Non si tratta infatti di un vero ripescaggio; da quando è divenuta celebre grazie alla sua riforma delle pensioni, Fornero ha continuato a frequentare i talk da indefessa presenzialista con quell’aria signorile da Madame de Sévigné, quel tratto sabaudo dove è vano voler distinguere il pudore dall’ipocrisia.

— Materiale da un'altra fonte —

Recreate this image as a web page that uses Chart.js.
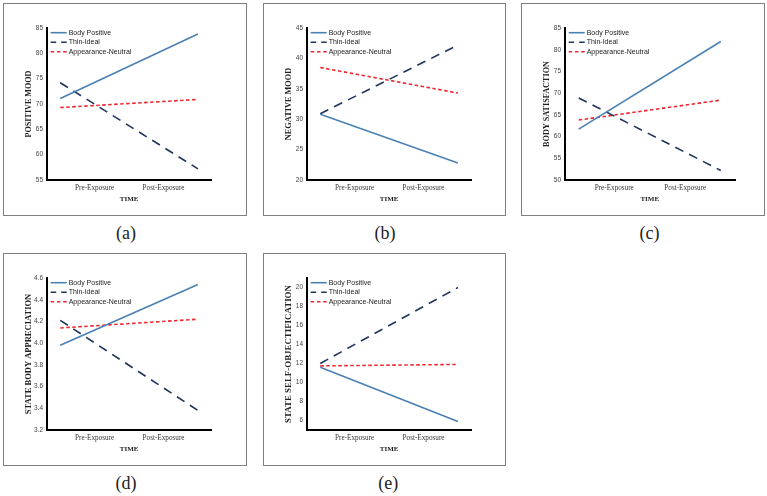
<!DOCTYPE html>
<html>
<head>
<meta charset="utf-8">
<script src="https://cdn.jsdelivr.net/npm/chart.js"></script>
<style>
  body { margin: 0; background: #fff; }
  #page { position: relative; width: 767px; height: 496px; overflow: hidden; }
  .panel { position: absolute; border: 1px solid #808080; height: 211px; }
  .panel canvas { display: block; }
  .caption { position: absolute; width: 40px; text-align: center; font-family: "Liberation Serif", "Times New Roman", serif; font-size: 18px; line-height: 20px; color: #222; }
</style>
</head>
<body>
<div id="page"></div>
<script>
const timeLabels = ['Pre-Exposure', 'Post-Exposure'];
const groupNames = ['Body Positive', 'Thin-Ideal', 'Appearance-Neutral'];

// (a) positive mood
const positiveMoodBodyPos = [71.1, 83.8];
const positiveMoodThin = [74.2, 57.2];
const positiveMoodNeutral = [69.3, 70.9];
const positiveMoodTicks = ['55', '60', '65', '70', '75', '80', '85'];

// (b) negative mood
const negativeMoodBodyPos = [30.8, 22.8];
const negativeMoodThin = [30.9, 42.2];
const negativeMoodNeutral = [38.5, 34.3];
const negativeMoodTicks = ['20', '25', '30', '35', '40', '45'];

// (c) body satisfaction
const bodySatBodyPos = [61.7, 81.9];
const bodySatThin = [68.9, 52.2];
const bodySatNeutral = [63.8, 68.4];
const bodySatTicks = ['50', '55', '60', '65', '70', '75', '80', '85'];

// (d) state body appreciation
const appreciationBodyPos = [3.98, 4.54];
const appreciationThin = [4.21, 3.38];
const appreciationNeutral = [4.14, 4.22];
const appreciationTicks = ['3.2', '3.4', '3.6', '3.8', '4.0', '4.2', '4.4', '4.6'];

// (e) state self-objectification
const objectificationBodyPos = [11.6, 5.9];
const objectificationThin = [12.0, 20.0];
const objectificationNeutral = [11.75, 11.9];
const objectificationTicks = ['6', '8', '10', '12', '14', '16', '18', '20'];
const objectificationRange = [5, 21];

const lineStyles = [
  { color: '#4a80b4', dash: [], legendDash: [] },
  { color: '#1f355c', dash: [9, 6.5], legendDash: [5.5, 5] },
  { color: '#ee2630', dash: [3.5, 2.5], legendDash: [3.5, 2.75] }
];

const serif = '"Liberation Serif", "Times New Roman", serif';
const sans = '"Liberation Sans", Arial, sans-serif';

// legend drawn inside the plot, top-left
const insideLegend = {
  id: 'insideLegend',
  afterDatasetsDraw(chart) {
    const { ctx, chartArea } = chart;
    ctx.save();
    ctx.font = '7px ' + sans;
    ctx.textBaseline = 'middle';
    chart.data.datasets.forEach((ds, i) => {
      const y = chartArea.top + 4.7 + i * 9.5;
      const x0 = chartArea.left + 4.2;
      ctx.strokeStyle = ds.borderColor;
      ctx.lineWidth = ds.borderWidth;
      ctx.setLineDash(ds.legendDash);
      ctx.beginPath();
      ctx.moveTo(x0, y);
      ctx.lineTo(x0 + 16, y);
      ctx.stroke();
      ctx.setLineDash([]);
      ctx.fillStyle = '#222';
      ctx.fillText(ds.label, x0 + 18, y);
    });
    ctx.restore();
  }
};

const panels = [
  { title: 'POSITIVE MOOD', series: [positiveMoodBodyPos, positiveMoodThin, positiveMoodNeutral], ticks: positiveMoodTicks,
    left: 3, top: 3, width: 244, padRight: 34.3, titleSize: 8.1, caption: '(a)', capX: 126, capY: 232.5 },
  { title: 'NEGATIVE MOOD', series: [negativeMoodBodyPos, negativeMoodThin, negativeMoodNeutral], ticks: negativeMoodTicks,
    left: 263, top: 3, width: 243, padRight: 33.3, titleSize: 8.3, caption: '(b)', capX: 385, capY: 232.5 },
  { title: 'BODY SATISFACTION', series: [bodySatBodyPos, bodySatThin, bodySatNeutral], ticks: bodySatTicks,
    left: 521, top: 3, width: 244, padRight: 29, titleSize: 8.2, caption: '(c)', capX: 649.5, capY: 233 },
  { title: 'STATE BODY APPRECIATION', series: [appreciationBodyPos, appreciationThin, appreciationNeutral], ticks: appreciationTicks,
    left: 3, top: 253, width: 244, padRight: 34.3, titleSize: 8.5, caption: '(d)', capX: 126, capY: 483.3 },
  { title: 'STATE SELF-OBJECTIFICATION', series: [objectificationBodyPos, objectificationThin, objectificationNeutral], ticks: objectificationTicks,
    range: objectificationRange, left: 263, top: 253, width: 243, padRight: 33.3, titleSize: 8.9, caption: '(e)', capX: 388.3, capY: 483.3 }
];

const page = document.getElementById('page');

panels.forEach(p => {
  const box = document.createElement('div');
  box.className = 'panel';
  box.style.left = p.left + 'px';
  box.style.top = p.top + 'px';
  box.style.width = (p.width - 2) + 'px';
  const canvas = document.createElement('canvas');
  canvas.width = p.width - 2;
  canvas.height = 211;
  box.appendChild(canvas);
  page.appendChild(box);

  const cap = document.createElement('div');
  cap.className = 'caption';
  cap.textContent = p.caption;
  cap.style.left = (p.capX - 20) + 'px';
  cap.style.top = (p.capY - 10) + 'px';
  page.appendChild(cap);

  const tickValues = p.ticks.map(Number);
  const range = p.range || [tickValues[0], tickValues[tickValues.length - 1]];

  new Chart(canvas, {
    type: 'line',
    data: {
      datasets: p.series.map((vals, i) => ({
        label: groupNames[i],
        data: vals.map((v, j) => ({ x: j, y: v })),
        borderColor: lineStyles[i].color,
        borderDash: lineStyles[i].dash,
        legendDash: lineStyles[i].legendDash,
        borderWidth: 1.6,
        pointRadius: 0,
        tension: 0,
        fill: false
      }))
    },
    options: {
      responsive: false,
      animation: false,
      layout: { padding: { top: 24, right: p.padRight, bottom: 0, left: 0 } },
      plugins: { legend: { display: false }, tooltip: { enabled: false } },
      scales: {
        x: {
          type: 'linear', min: -0.1, max: 1.1,
          grid: { display: false, drawTicks: false },
          border: { display: true, color: '#000', width: 2 },
          afterBuildTicks: s => { s.ticks = [{ value: 0.25 }, { value: 0.75 }]; },
          afterFit: s => { s.height = 35; },
          ticks: {
            padding: 3.7, maxRotation: 0, autoSkip: false, color: '#333',
            font: { family: serif, size: 7.2 },
            callback: (v, i) => timeLabels[i]
          },
          title: {
            display: true, text: 'TIME', color: '#222',
            font: { family: serif, size: 7, weight: 'bold' },
            padding: { top: 0, bottom: 11.8 }
          }
        },
        y: {
          min: range[0], max: range[1],
          grid: { display: false, drawTicks: false },
          border: { display: true, color: '#000', width: 2 },
          afterBuildTicks: s => { s.ticks = tickValues.map(v => ({ value: v })); },
          afterFit: s => { s.width = 42.5; },
          ticks: {
            padding: 3.5, color: '#444', autoSkip: false,
            font: { family: sans, size: 6.5 },
            callback: (v, i) => p.ticks[i]
          },
          title: {
            display: true, text: p.title, color: '#222',
            font: { family: serif, size: p.titleSize, weight: 'bold' },
            padding: { top: 24.5 - p.titleSize * 0.6, bottom: 0 }
          }
        }
      }
    },
    plugins: [insideLegend]
  });
});
</script>
</body>
</html>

Non solo. La professoressa vanta un primato personale, il primato delle lacrime più trasmesse e ritrasmesse in televisione, più o meno come i gol di Maradona. Da quando è esplosa la tv del dolore – ma anche quella della felicità, da Alberto Castagna a Maria De Filippi– le lacrime sono diventate la prima criptovaluta dell’etere. Di solito si tratta di lacrime umili, ignoti protagonisti di drammi privati pagati un tanto a secrezione, oppure Vip alla canna del gas disposti a raccontare le proprie sfighe pur di tornare sotto i riflettori (è la specializzazione di Barbara D’Urso).

Ma nel 2012 il pianto in diretta della professoressa Fornero fu un colpo di scena. A singhiozzare era un ministro, altro che vip di serie B. Anche la casta piange, sebbene di un pianto sui generis, perché la ministra non piangeva per sé, ma per quegli esodati che lei stessa aveva appena messo sul lastrico. Un po’ come se Berlusconi avesse pianto per Biagi, Santoro e Luttazzi subito dopo l’editto bulgaro.

Insomma, anche dal punto di vista mediatico Fornero era una riformatrice, e tale è rimasta. Creati dal nulla gli esodati, si è ben guardata dall’esodare se stessa; anzi, non ha mai smesso di apparire in eleganti collegamenti esterni. Apparente paradosso, e invece epitome di una profonda verità: l’Italia si divide tra i molti che avrebbero bisogno di lavorare ma non ci riescono, come gli esodati, e i pochi che potrebbero andare in pensione ma non ci vanno nemmeno sotto tortura, come Elsa Fornero.